You don’t want to repeat yourself, but you have your style
Comincia con una dichiarazione d’intenti l’ottavo album dei dEUS, il primo in più di dieci anni. L’eleganza e il non voler ripetere quanto fatto in passato sono la perfetta cifra stilistica della band belga versione 2023 in dodici brani dove Tom Barman passa con scioltezza dal cantato allo spoken word dirigendo con mano ferma una formazione che oltre all’immancabile Klaas Janzoons comprende ormai in pianta stabile Stéphane Misseghers, Alan Gevaert e Mauro Pawlowski.
L’inizio affidato alla title track è dark e intenso, un crescendo quasi marziale e un finale orchestrale con archi fiati e tromba, un mix tra il puro stile dEUS e i progetti paralleli di Tom Barman, i TaxiWars in particolare. Differenti ma entrambi orecchiabili i due singoli: il ritornello noir pop a presa rapida di “1989″ con la voce di Lies Lorquet e “Must Have Been New” dove spunta la chitarra armonica e avvolgente di Bruno De Groote separati dalla sarcastica “Man Of The House” trascinata dalle chitarre elettriche e dal synth di un ospite di lusso come Sebastiaan Van Den Branden in un assalto selvaggio e ribelle. Completamente diversa l’atmosfera di “Faux Bamboo” tutta all’insegna delle tastiere e di un falsetto appena accennato.
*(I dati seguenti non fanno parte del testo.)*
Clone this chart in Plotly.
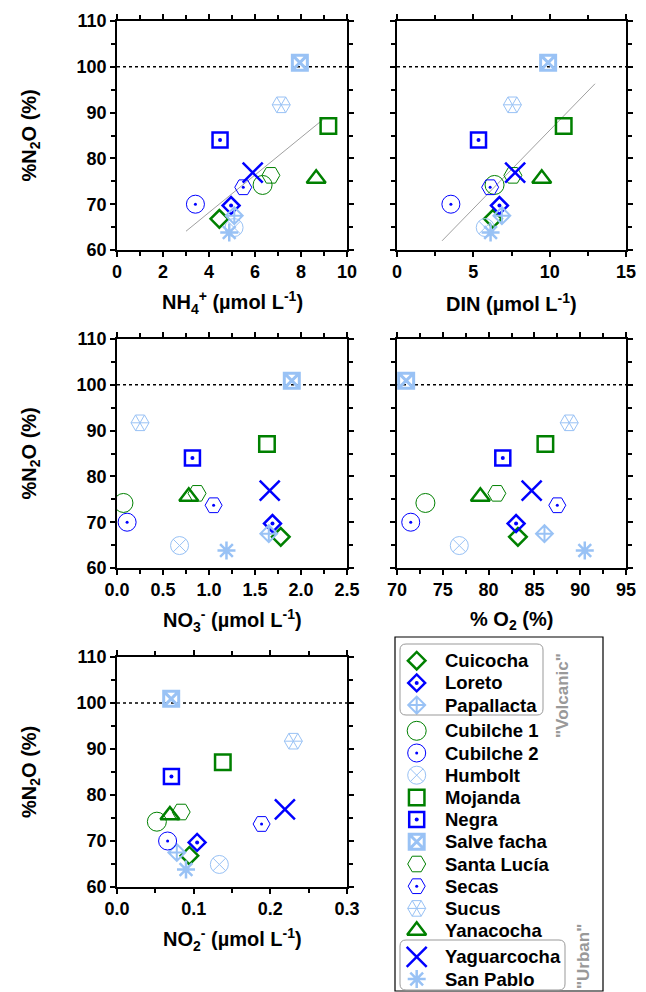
import plotly.graph_objects as go

# ---------------- data ----------------
lakes = ["Cuicocha", "Loreto", "Papallacta", "Cubilche 1", "Cubilche 2", "Humbolt",
         "Mojanda", "Negra", "Salve facha", "Santa Lucía", "Secas", "Sucus",
         "Yanacocha", "Yaguarcocha", "San Pablo"]
n2o_pct = [66.8, 69.7, 67.5, 74.2, 70.0, 64.9, 87.1, 84.0, 100.9, 76.3, 73.7, 91.7, 75.6, 76.9, 63.8]
nh4 = [4.45, 4.96, 5.10, 6.33, 3.41, 5.09, 9.19, 4.48, 7.95, 6.69, 5.49, 7.14, 8.66, 5.90, 4.88]
din = [6.28, 6.71, 6.87, 6.39, 3.53, 5.78, 10.92, 5.34, 9.90, 7.59, 6.10, 7.56, 9.48, 7.74, 6.13]
no3 = [1.78, 1.69, 1.65, 0.07, 0.11, 0.68, 1.63, 0.82, 1.90, 0.87, 1.05, 0.25, 0.78, 1.66, 1.19]
o2 = [83.2, 83.0, 86.1, 73.1, 71.5, 76.8, 86.2, 81.55, 71.0, 80.9, 87.5, 88.8, 79.1, 84.7, 90.5]
no2 = [0.0945, 0.1045, 0.078, 0.052, 0.066, 0.1335, 0.138, 0.071, 0.0707, 0.0837, 0.1886, 0.230, 0.069, 0.219, 0.090]

fit_nh4_x = [3.0, 8.96]
fit_nh4_y = [64.1, 88.5]
fit_din_x = [2.95, 12.97]
fit_din_y = [62.0, 96.3]
saturation = 100

# ---------------- styles ----------------
GREEN, BLUE, LBLUE = "#008000", "#0000FF", "#99C2F5"
FONT = "Liberation Sans, Arial, sans-serif"
# symbol, color, line width, size, dot size, spokes
styles = {
    "Cuicocha":    ("diamond-open", GREEN, 2.5, 13.5, 0, False),
    "Loreto":      ("diamond-open", BLUE, 2.5, 13, 4, False),
    "Papallacta":  ("diamond-cross-open", LBLUE, 2, 13, 0, False),
    "Cubilche 1":  ("circle-open", GREEN, 1, 19, 0, False),
    "Cubilche 2":  ("circle-open", BLUE, 1, 18, 3, False),
    "Humbolt":     ("circle-x-open", LBLUE, 1, 18, 0, False),
    "Mojanda":     ("square-open", GREEN, 2.5, 15.5, 0, False),
    "Negra":       ("square-open", BLUE, 2.5, 15, 4, False),
    "Salve facha": ("square-x-open", LBLUE, 3, 15, 0, False),
    "Santa Lucía": ("hexagon2-open", GREEN, 1, 18, 0, False),
    "Secas":       ("hexagon2-open", BLUE, 1, 17, 3, False),
    "Sucus":       ("hexagon2-open", LBLUE, 1, 18, 0, True),
    "Yanacocha":   ("triangle-up-open", GREEN, 2.5, 16.5, 0, False),
    "Yaguarcocha": ("x-thin-open", BLUE, 2.5, 20, 0, False),
    "San Pablo":   ("asterisk-open", LBLUE, 2.5, 15, 0, False),
}

W, H = 646, 992
def fx(p): return p / W
def fy(p): return 1 - p / H

panels = [
    dict(x=nh4, xr=[0, 10], dt=2, fmt=None, xd=(117, 347), yd=(21, 250), ylab=True,
         title="NH<sub>4</sub><sup>+</sup> (µmol L<sup>-1</sup>)", fit=(fit_nh4_x, fit_nh4_y)),
    dict(x=din, xr=[0, 15], dt=5, fmt=None, xd=(397, 626), yd=(21, 250), ylab=False,
         title="DIN (µmol L<sup>-1</sup>)", fit=(fit_din_x, fit_din_y)),
    dict(x=no3, xr=[0, 2.5], dt=0.5, fmt=".1f", xd=(117, 347), yd=(339, 568), ylab=True,
         title="NO<sub>3</sub><sup>-</sup> (µmol L<sup>-1</sup>)", fit=None),
    dict(x=o2, xr=[70, 95], dt=5, fmt=None, xd=(397, 626), yd=(339, 568), ylab=False,
         title="% O<sub>2</sub> (%)", fit=None),
    dict(x=no2, xr=[0, 0.3], dt=0.1, fmt=".1f", xd=(117, 347), yd=(657, 887), ylab=True,
         title="NO<sub>2</sub><sup>-</sup> (µmol L<sup>-1</sup>)", fit=None),
]

fig = go.Figure()
layout = dict(width=W, height=H, margin=dict(l=0, r=0, t=0, b=0, autoexpand=False),
              paper_bgcolor="white", plot_bgcolor="white", showlegend=False,
              font=dict(family=FONT, color="black"))
annotations = []
shapes = []

def add_marks(xs, ys, name, xa, ya):
    sym, col, lw, sz, dot, spokes = styles[name]
    fig.add_trace(go.Scatter(x=xs, y=ys, mode="markers", xaxis=xa, yaxis=ya, hoverinfo="skip",
                             marker=dict(symbol=sym, size=sz, color=col, line=dict(color=col, width=lw))))
    if dot:
        fig.add_trace(go.Scatter(x=xs, y=ys, mode="markers", xaxis=xa, yaxis=ya, hoverinfo="skip",
                                 marker=dict(symbol="circle", size=dot, color=col, line=dict(width=0))))
    if spokes:
        for ang in (0, 60, 120):
            fig.add_trace(go.Scatter(x=xs, y=ys, mode="markers", xaxis=xa, yaxis=ya, hoverinfo="skip",
                                     marker=dict(symbol="line-ew-open", size=sz * 0.72, angle=ang,
                                                 color=col, line=dict(color=col, width=lw))))

for k, p in enumerate(panels):
    i = k + 1
    xa = "x" if i == 1 else f"x{i}"
    ya = "y" if i == 1 else f"y{i}"
    xkey = "xaxis" if i == 1 else f"xaxis{i}"
    ykey = "yaxis" if i == 1 else f"yaxis{i}"
    common = dict(showline=True, linewidth=1.5, linecolor="black", mirror="allticks",
                  ticks="outside", ticklen=5, tickwidth=1.5, tickcolor="black",
                  showgrid=False, zeroline=False, automargin=False,
                  tickfont=dict(family=FONT, size=18, color="black", weight="bold"))
    layout[xkey] = dict(common, domain=[fx(p["xd"][0]), fx(p["xd"][1])], range=p["xr"],
                        tick0=p["xr"][0], dtick=p["dt"], anchor=ya,
                        minor=dict(dtick=p["dt"] / 2, ticks="outside", ticklen=4, tickwidth=1.5, tickcolor="black"),
                        tickformat=p["fmt"] if p["fmt"] else "")
    layout[ykey] = dict(common, domain=[fy(p["yd"][1]), fy(p["yd"][0])], range=[60, 110],
                        tick0=60, dtick=10, anchor=xa, showticklabels=p["ylab"],
                        minor=dict(dtick=5, ticks="outside", ticklen=4, tickwidth=1.5, tickcolor="black"))
    # regression line
    if p["fit"]:
        fig.add_trace(go.Scatter(x=p["fit"][0], y=p["fit"][1], mode="lines", xaxis=xa, yaxis=ya,
                                 hoverinfo="skip", line=dict(color="#A0A0A0", width=1)))
    # saturation line
    shapes.append(dict(type="line", xref=f"{xa} domain", x0=0, x1=1, yref=ya, y0=saturation, y1=saturation,
                       line=dict(color="black", width=1.5, dash="dot"), layer="below"))
    for j, name in enumerate(lakes):
        add_marks([p["x"][j]], [n2o_pct[j]], name, xa, ya)
    # axis titles
    annotations.append(dict(xref="paper", yref="paper", x=fx((p["xd"][0] + p["xd"][1]) / 2),
                            y=fy(p["yd"][1] + 52), text=p["title"], showarrow=False,
                            xanchor="center", yanchor="middle",
                            font=dict(family=FONT, size=20, color="black", weight="bold")))
    if p["ylab"]:
        annotations.append(dict(xref="paper", yref="paper", x=fx(30), y=fy((p["yd"][0] + p["yd"][1]) / 2),
                                text="%N<sub>2</sub>O (%)", textangle=-90, showarrow=False,
                                xanchor="center", yanchor="middle",
                                font=dict(family=FONT, size=20, color="black", weight="bold")))

# ---------------- legend panel (pixel coordinates) ----------------
LX0, LX1, LY0, LY1 = 394, 606, 635, 992
layout["xaxis6"] = dict(domain=[fx(LX0), fx(LX1)], range=[LX0, LX1], visible=False, anchor="y6",
                        fixedrange=True, automargin=False)
layout["yaxis6"] = dict(domain=[fy(LY1), fy(LY0)], range=[LY1, LY0], visible=False, anchor="x6",
                        fixedrange=True, automargin=False)

def leg_y(i):
    return 660.7 + 22.2 * i + (3.5 if i >= 3 else 0) + (4.0 if i >= 13 else 0)

for i, name in enumerate(lakes):
    yy = leg_y(i)
    add_marks([416.7], [yy], name, "x6", "y6")
    annotations.append(dict(xref="x6", yref="y6", x=443, y=yy, text=name, showarrow=False,
                            xanchor="left", yanchor="middle",
                            font=dict(family=FONT, size=18.5, color="black", weight="bold")))

shapes.append(dict(type="rect", xref="x6", yref="y6", x0=395, x1=603, y0=637, y1=991,
                   line=dict(color="black", width=1.2)))

def rounded(x0, y0, x1, y1, r):
    return (f"M{x0 + r},{y0} L{x1 - r},{y0} Q{x1},{y0} {x1},{y0 + r} L{x1},{y1 - r} "
            f"Q{x1},{y1} {x1 - r},{y1} L{x0 + r},{y1} Q{x0},{y1} {x0},{y1 - r} "
            f"L{x0},{y0 + r} Q{x0},{y0} {x0 + r},{y0} Z")

shapes.append(dict(type="path", xref="x6", yref="y6", path=rounded(400, 644, 543, 715, 6),
                   line=dict(color="#999999", width=1)))
shapes.append(dict(type="path", xref="x6", yref="y6", path=rounded(400, 940, 565, 990, 6),
                   line=dict(color="#999999", width=1)))
annotations.append(dict(xref="x6", yref="y6", x=562, y=696, text='"Volcanic"', textangle=-90,
                        showarrow=False, xanchor="center", yanchor="middle",
                        font=dict(family=FONT, size=17, color="#999999", weight="bold")))
annotations.append(dict(xref="x6", yref="y6", x=583, y=957, text='"Urban"', textangle=-90,
                        showarrow=False, xanchor="center", yanchor="middle",
                        font=dict(family=FONT, size=17, color="#999999", weight="bold")))

layout["annotations"] = annotations
layout["shapes"] = shapes
fig.update_layout(**layout)
fig.write_html("out.html")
“How To Replace It” è un disco maturo anche nei testi – quello di “Dream Is A Giver” o della grintosa “Pirates” solo per fare un esempio – e non rinuncia a momenti sperimentali come “Simple Pleasures”. Cinquantasei minuti nati non dalla solita serie di prove ma da jam session più brevi completati poi dal solo Barman che vanno a comporre un album complesso, per nulla immediato ma vario nel sound e negli arrangiamenti. Avrebbero potuto tagliare qualcosa? Forse si, ma perché privarsi del ritmo dinamico di “Never Get You High” o del basso e dei sintetizzatori, delle percussioni di “Why Think It Over (Cadillac)” che promette di essere divertente se suonata dal vivo?
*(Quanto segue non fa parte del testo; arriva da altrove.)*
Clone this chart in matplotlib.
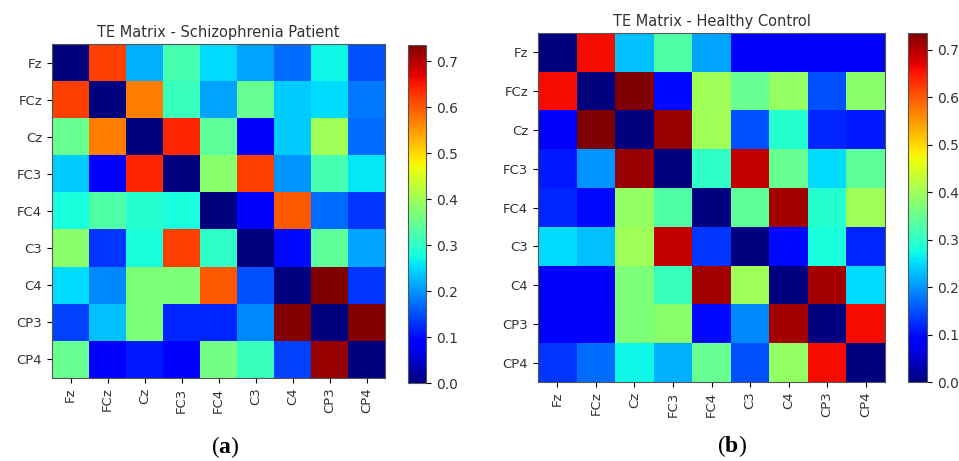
import numpy as np
import matplotlib
matplotlib.use("Agg")
import matplotlib.pyplot as plt

plt.rcParams["mathtext.fontset"] = "custom"
plt.rcParams["mathtext.rm"] = "Liberation Serif"
plt.rcParams["mathtext.bf"] = "Liberation Serif:bold"

channels = ["Fz", "FCz", "Cz", "FC3", "FC4", "C3", "C4", "CP3", "CP4"]

te_patient = [
    [0.00, 0.62, 0.22, 0.32, 0.25, 0.21, 0.17, 0.27, 0.15],
    [0.62, 0.00, 0.57, 0.31, 0.21, 0.35, 0.24, 0.25, 0.18],
    [0.35, 0.57, 0.00, 0.64, 0.34, 0.09, 0.24, 0.40, 0.17],
    [0.24, 0.08, 0.64, 0.00, 0.38, 0.62, 0.20, 0.32, 0.26],
    [0.28, 0.33, 0.29, 0.28, 0.00, 0.09, 0.60, 0.17, 0.13],
    [0.38, 0.13, 0.28, 0.62, 0.30, 0.00, 0.10, 0.34, 0.21],
    [0.25, 0.19, 0.37, 0.37, 0.60, 0.15, 0.00, 0.735, 0.13],
    [0.14, 0.23, 0.37, 0.12, 0.12, 0.19, 0.73, 0.00, 0.73],
    [0.35, 0.09, 0.11, 0.09, 0.36, 0.31, 0.14, 0.72, 0.00],
]

te_control = [
    [0.00, 0.66, 0.23, 0.33, 0.21, 0.08, 0.08, 0.09, 0.09],
    [0.66, 0.00, 0.735, 0.10, 0.40, 0.35, 0.39, 0.15, 0.38],
    [0.08, 0.735, 0.00, 0.72, 0.40, 0.15, 0.29, 0.12, 0.11],
    [0.11, 0.20, 0.72, 0.00, 0.30, 0.69, 0.35, 0.25, 0.34],
    [0.12, 0.10, 0.39, 0.33, 0.00, 0.34, 0.71, 0.29, 0.40],
    [0.25, 0.23, 0.40, 0.69, 0.13, 0.00, 0.10, 0.28, 0.12],
    [0.08, 0.08, 0.37, 0.31, 0.71, 0.40, 0.00, 0.71, 0.25],
    [0.09, 0.09, 0.37, 0.38, 0.10, 0.19, 0.71, 0.00, 0.66],
    [0.13, 0.17, 0.27, 0.22, 0.35, 0.15, 0.39, 0.66, 0.00],
]

titles = ["TE Matrix - Schizophrenia Patient", "TE Matrix - Healthy Control"]
panel_labels = ["a", "b"]

W, H = 959, 461
fig = plt.figure(figsize=(W / 100, H / 100), dpi=100)

def px(x0, y0, x1, y1):
    return [x0 / W, 1 - y1 / H, (x1 - x0) / W, (y1 - y0) / H]

layouts = [
    dict(ax=px(52, 44, 385, 378), cb=px(408, 45, 426, 383), lab=(225, 447)),
    dict(ax=px(538, 33, 885, 382), cb=px(908, 33, 927, 382), lab=(732, 446)),
]

for data, title, lab, lay in zip([te_patient, te_control], titles, panel_labels, layouts):
    ax = fig.add_axes(lay["ax"])
    im = ax.imshow(np.array(data), cmap="jet", vmin=0, vmax=0.735, aspect="auto")
    ax.set_xticks(range(len(channels)))
    ax.set_yticks(range(len(channels)))
    ax.set_xticklabels(channels, rotation=90, fontsize=9.5, color="#333333")
    ax.set_yticklabels(channels, fontsize=9.5, color="#333333")
    ax.set_title(title, fontsize=10.5, color="#333333", pad=5)
    for s in ax.spines.values():
        s.set_color("#555555")
    cax = fig.add_axes(lay["cb"])
    cb = fig.colorbar(im, cax=cax)
    cb.set_ticks([0.0, 0.1, 0.2, 0.3, 0.4, 0.5, 0.6, 0.7])
    cb.ax.tick_params(labelsize=10, labelcolor="#333333")
    cb.outline.set_edgecolor("#555555")
    x, y = lay["lab"]
    fig.text(x / W, 1 - y / H, r"($\mathbf{%s}$)" % lab, fontsize=17,
             family="Liberation Serif", ha="center", va="center")

fig.savefig("out.png", dpi=100)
La dolce e brutale onestà di “Love Breaks Down” e “Le Blues Polaire” dall’anima maudit tutta in francese completano un quadro confortante. “How To Replace It” mette insieme molte influenze in un unico lavoro: con lo stesso materiale questi signori di Anversa avrebbero potuto fare almeno due album, riescono invece ad amalgamare il tutto con lucidità.
I dEUS sono una band rinata come in tanti hanno affermato? Sicuramente si e tornano con un disco moderno, multiforme, coraggioso in tempi di musica dal consumo rapido o rapidissimo.